Comparing Winner Determination Algorithms for Mixed Multi-Unit Combinatorial Auctions
Brammert Ottens
Abstract:
In this thesis three different approaches to the Winner Determination
Problem (WDP) for Mixed Multi-Unit Combinatorial Auctions (MMUCA) are
explored. The first, due to [Cerquides et al., 2007] is based on a
traditional integer programming approach. The second, due to [Uckelman
and Endriss, 2007] is based on constraint programing and the third is
based on a division of the original problem in two subproblems.
These two subproblems are the problem of finding an allocation that
produces enough goods, and the problem of finding a sequence of the
transformations in this allocation. It is shown that both problems are
NP-complete. However, in the case of an acyclic goods graph the
problem of finding a sequence becomes trivial. This is also the case
when any cycles present limit themselves to just one good, i.e. the
good occurs both in the input and in the output of a transformations.
All three algorithms are tested using two different datasets. The
first is created using the generator described in [Vinyals et al.,
2007] and discerns three different types of transformations, input,
output and input-output transformations. The second is created using
a generator that discerns four different types of transformations,
namely input, output, structured and unstructured transformations.
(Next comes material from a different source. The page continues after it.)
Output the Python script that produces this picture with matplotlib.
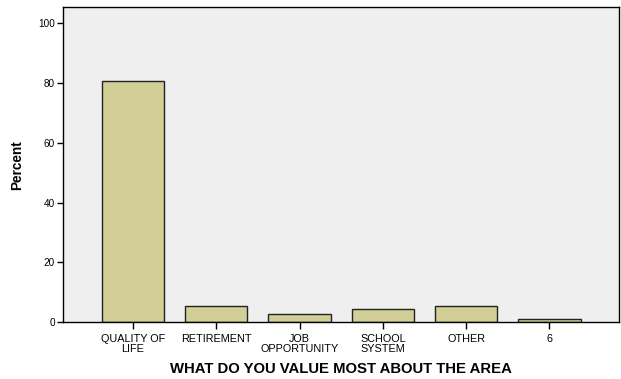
import matplotlib
matplotlib.use("Agg")
import matplotlib.pyplot as plt

categories = ["QUALITY OF\nLIFE", "RETIREMENT", "JOB\nOPPORTUNITY", "SCHOOL\nSYSTEM", "OTHER", "6"]
percent = [80.7, 5.6, 2.7, 4.5, 5.6, 1.1]
y_ticks = [0, 20, 40, 60, 80, 100]

plt.rcParams["font.family"] = ["Liberation Sans", "DejaVu Sans"]

fig = plt.figure(figsize=(6.21, 3.79), dpi=100)
ax = fig.add_axes([63.3 / 621, 1 - 322.3 / 379, (619.3 - 63.3) / 621, (322.3 - 7.3) / 379])
ax.set_facecolor("#efefef")

x = list(range(len(categories)))
ax.bar(x, percent, width=0.75, color="#d3ce98", edgecolor="#222222", linewidth=1.0, zorder=2)

ax.set_xlim(-0.837, 5.84)
ax.set_ylim(0, 105.3)
ax.set_yticks(y_ticks)
ax.set_xticks(x)
ax.set_xticklabels(categories, fontsize=7.8, linespacing=0.95)
ax.tick_params(axis="y", labelsize=7.2, length=4, width=1, pad=2)
ax.tick_params(axis="x", length=5, width=1, pad=3.5)

for s in ax.spines.values():
    s.set_linewidth(1.0)
    s.set_color("black")

ax.set_ylabel("Percent", fontsize=9.8, fontweight="bold", labelpad=10)
ax.set_xlabel("WHAT DO YOU VALUE MOST ABOUT THE AREA", fontsize=10.7, fontweight="bold", labelpad=6)

fig.savefig("out.png", dpi=100, facecolor="white")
In terms of performance the results are not conclusive. Although the
constraint programming approach does not perform very well, the
performance of both the integer programming approach and the division
approach vary. In several situations the latter is better and in other
situations the former is better. Furthermore, the influence of the
number of transformations on the complexity of the auction varies for
the different datasets.
However, the results do show that structured auctions are easier to
solve than unstructured and hybrid auctions and that the division
approach performs much better on structured auctions.